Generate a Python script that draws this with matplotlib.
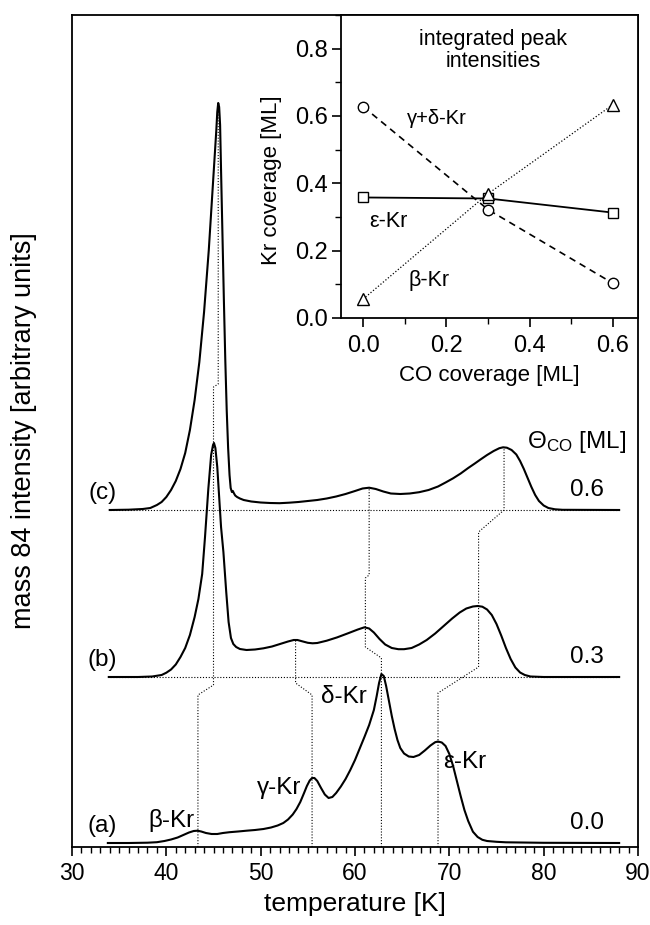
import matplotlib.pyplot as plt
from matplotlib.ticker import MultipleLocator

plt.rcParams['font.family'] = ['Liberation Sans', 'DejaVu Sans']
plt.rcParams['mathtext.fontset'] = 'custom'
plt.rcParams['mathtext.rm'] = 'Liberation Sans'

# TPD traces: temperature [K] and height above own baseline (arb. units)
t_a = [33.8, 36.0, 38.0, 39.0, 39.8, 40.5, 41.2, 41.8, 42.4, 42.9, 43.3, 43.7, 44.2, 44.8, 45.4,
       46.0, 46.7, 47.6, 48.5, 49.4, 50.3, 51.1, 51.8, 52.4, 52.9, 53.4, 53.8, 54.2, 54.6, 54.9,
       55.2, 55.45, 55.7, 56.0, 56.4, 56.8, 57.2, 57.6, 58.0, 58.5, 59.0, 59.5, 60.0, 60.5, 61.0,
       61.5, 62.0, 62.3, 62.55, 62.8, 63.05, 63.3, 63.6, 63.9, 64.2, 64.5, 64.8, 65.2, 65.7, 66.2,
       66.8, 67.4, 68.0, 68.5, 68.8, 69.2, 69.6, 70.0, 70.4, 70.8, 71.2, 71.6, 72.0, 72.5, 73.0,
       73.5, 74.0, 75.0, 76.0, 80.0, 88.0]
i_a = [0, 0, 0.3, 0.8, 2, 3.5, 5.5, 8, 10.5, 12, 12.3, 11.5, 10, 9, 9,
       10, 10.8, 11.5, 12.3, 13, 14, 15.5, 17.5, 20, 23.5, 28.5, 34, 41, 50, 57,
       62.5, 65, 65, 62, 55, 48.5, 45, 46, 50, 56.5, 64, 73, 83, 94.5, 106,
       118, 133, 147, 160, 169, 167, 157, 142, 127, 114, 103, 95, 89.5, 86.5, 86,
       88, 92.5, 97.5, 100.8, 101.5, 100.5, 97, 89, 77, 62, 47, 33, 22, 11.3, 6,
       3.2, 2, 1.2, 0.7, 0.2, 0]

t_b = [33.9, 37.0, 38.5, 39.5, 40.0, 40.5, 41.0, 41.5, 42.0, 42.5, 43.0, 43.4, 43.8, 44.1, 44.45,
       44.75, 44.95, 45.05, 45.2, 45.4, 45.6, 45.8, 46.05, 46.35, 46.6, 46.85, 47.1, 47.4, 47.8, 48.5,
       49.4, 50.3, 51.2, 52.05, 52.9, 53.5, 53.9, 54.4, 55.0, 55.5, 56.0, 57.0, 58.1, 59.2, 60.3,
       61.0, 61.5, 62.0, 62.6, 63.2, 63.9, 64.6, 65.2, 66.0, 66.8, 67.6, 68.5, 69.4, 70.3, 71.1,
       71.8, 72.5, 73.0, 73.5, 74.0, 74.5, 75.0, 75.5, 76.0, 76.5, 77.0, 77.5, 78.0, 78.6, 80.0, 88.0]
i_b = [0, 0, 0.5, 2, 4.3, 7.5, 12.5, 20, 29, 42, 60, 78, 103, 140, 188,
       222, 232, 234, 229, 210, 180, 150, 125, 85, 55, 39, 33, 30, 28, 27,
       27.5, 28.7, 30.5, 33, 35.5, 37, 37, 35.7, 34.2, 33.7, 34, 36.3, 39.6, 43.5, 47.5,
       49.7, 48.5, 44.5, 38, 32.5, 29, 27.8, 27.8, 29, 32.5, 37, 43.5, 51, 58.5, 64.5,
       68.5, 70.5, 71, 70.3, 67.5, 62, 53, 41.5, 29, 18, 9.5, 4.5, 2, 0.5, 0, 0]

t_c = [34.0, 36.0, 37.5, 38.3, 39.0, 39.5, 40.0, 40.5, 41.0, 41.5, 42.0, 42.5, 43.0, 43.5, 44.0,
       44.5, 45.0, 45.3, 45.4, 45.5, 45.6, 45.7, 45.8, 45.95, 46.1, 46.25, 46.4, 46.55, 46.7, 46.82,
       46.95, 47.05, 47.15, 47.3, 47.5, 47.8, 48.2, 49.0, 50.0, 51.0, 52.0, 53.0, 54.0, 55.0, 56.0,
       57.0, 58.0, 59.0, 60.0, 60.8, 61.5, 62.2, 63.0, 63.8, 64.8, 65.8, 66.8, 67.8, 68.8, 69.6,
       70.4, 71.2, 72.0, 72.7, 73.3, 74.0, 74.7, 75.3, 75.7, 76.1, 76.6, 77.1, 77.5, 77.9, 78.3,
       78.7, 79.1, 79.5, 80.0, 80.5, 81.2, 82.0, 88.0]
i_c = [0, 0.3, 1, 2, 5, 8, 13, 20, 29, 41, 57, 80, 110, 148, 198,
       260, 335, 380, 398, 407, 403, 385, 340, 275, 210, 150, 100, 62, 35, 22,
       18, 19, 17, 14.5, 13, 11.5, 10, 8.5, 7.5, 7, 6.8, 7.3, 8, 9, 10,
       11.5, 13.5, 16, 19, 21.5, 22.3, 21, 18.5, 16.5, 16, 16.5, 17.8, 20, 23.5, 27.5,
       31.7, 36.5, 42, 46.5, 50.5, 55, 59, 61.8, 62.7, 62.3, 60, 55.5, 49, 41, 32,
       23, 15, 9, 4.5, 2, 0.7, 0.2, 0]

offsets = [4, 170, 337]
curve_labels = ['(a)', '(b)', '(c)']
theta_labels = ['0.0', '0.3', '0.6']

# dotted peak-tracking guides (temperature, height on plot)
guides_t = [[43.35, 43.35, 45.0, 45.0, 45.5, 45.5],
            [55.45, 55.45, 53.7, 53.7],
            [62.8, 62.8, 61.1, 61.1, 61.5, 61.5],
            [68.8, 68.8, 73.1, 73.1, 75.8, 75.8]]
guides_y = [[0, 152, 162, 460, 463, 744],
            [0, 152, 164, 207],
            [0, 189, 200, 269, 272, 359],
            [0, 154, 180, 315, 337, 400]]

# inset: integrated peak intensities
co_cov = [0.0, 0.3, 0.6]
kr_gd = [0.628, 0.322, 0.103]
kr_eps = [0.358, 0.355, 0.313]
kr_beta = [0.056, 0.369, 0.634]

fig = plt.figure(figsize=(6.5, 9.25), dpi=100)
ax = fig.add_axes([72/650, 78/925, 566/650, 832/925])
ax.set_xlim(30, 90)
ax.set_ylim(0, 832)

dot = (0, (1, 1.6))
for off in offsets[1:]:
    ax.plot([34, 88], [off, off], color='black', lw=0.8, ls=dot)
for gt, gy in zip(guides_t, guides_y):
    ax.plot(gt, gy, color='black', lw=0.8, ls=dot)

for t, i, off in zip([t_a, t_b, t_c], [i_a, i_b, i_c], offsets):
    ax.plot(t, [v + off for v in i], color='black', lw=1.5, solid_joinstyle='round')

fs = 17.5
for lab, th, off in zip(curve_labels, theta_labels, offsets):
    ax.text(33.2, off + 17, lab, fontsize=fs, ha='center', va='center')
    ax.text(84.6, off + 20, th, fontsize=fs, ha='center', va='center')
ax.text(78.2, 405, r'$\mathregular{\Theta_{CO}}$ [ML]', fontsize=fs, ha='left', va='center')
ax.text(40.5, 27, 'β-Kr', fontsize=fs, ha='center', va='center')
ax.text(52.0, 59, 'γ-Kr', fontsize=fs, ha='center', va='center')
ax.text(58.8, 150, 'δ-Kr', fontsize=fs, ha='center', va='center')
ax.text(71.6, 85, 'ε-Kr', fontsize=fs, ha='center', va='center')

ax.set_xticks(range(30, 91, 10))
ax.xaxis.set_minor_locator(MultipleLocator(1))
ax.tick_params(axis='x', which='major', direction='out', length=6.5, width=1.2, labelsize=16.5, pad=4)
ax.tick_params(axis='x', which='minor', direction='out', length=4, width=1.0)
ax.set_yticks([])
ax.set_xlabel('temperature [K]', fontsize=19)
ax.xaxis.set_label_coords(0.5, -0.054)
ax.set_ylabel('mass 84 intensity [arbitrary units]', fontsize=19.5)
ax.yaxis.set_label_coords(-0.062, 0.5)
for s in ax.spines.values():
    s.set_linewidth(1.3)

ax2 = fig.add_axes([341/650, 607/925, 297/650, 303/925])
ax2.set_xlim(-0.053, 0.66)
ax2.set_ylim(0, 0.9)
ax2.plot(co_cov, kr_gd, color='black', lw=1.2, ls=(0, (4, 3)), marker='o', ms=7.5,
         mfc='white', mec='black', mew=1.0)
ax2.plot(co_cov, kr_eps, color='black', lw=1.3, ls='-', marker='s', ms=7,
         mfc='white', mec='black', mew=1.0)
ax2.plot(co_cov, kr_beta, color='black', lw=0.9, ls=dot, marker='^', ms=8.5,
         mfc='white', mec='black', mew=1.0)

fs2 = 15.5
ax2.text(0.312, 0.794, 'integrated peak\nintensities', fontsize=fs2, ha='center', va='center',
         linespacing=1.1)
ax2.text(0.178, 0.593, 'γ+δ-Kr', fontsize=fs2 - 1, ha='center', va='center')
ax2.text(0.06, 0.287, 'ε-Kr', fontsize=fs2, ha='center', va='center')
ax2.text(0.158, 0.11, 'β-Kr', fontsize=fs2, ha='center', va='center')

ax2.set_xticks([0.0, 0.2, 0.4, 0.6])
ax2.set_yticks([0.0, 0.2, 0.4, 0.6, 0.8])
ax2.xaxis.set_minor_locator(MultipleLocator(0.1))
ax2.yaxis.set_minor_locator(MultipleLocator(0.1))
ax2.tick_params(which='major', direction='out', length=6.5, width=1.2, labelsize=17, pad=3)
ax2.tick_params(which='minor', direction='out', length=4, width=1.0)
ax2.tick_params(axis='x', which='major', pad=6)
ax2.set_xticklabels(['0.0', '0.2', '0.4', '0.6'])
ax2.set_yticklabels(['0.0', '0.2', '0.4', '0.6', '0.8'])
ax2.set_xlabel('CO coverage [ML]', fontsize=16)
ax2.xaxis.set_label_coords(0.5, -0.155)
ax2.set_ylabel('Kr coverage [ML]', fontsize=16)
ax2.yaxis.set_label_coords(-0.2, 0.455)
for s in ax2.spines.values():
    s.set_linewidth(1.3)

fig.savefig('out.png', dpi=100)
---*---
- **Written instruction**: Copy each line above containing the string "matplotlib".

- **The solution**:
Generate a Python script that draws this with matplotlib.
import matplotlib.pyplot as plt
from matplotlib.ticker import MultipleLocator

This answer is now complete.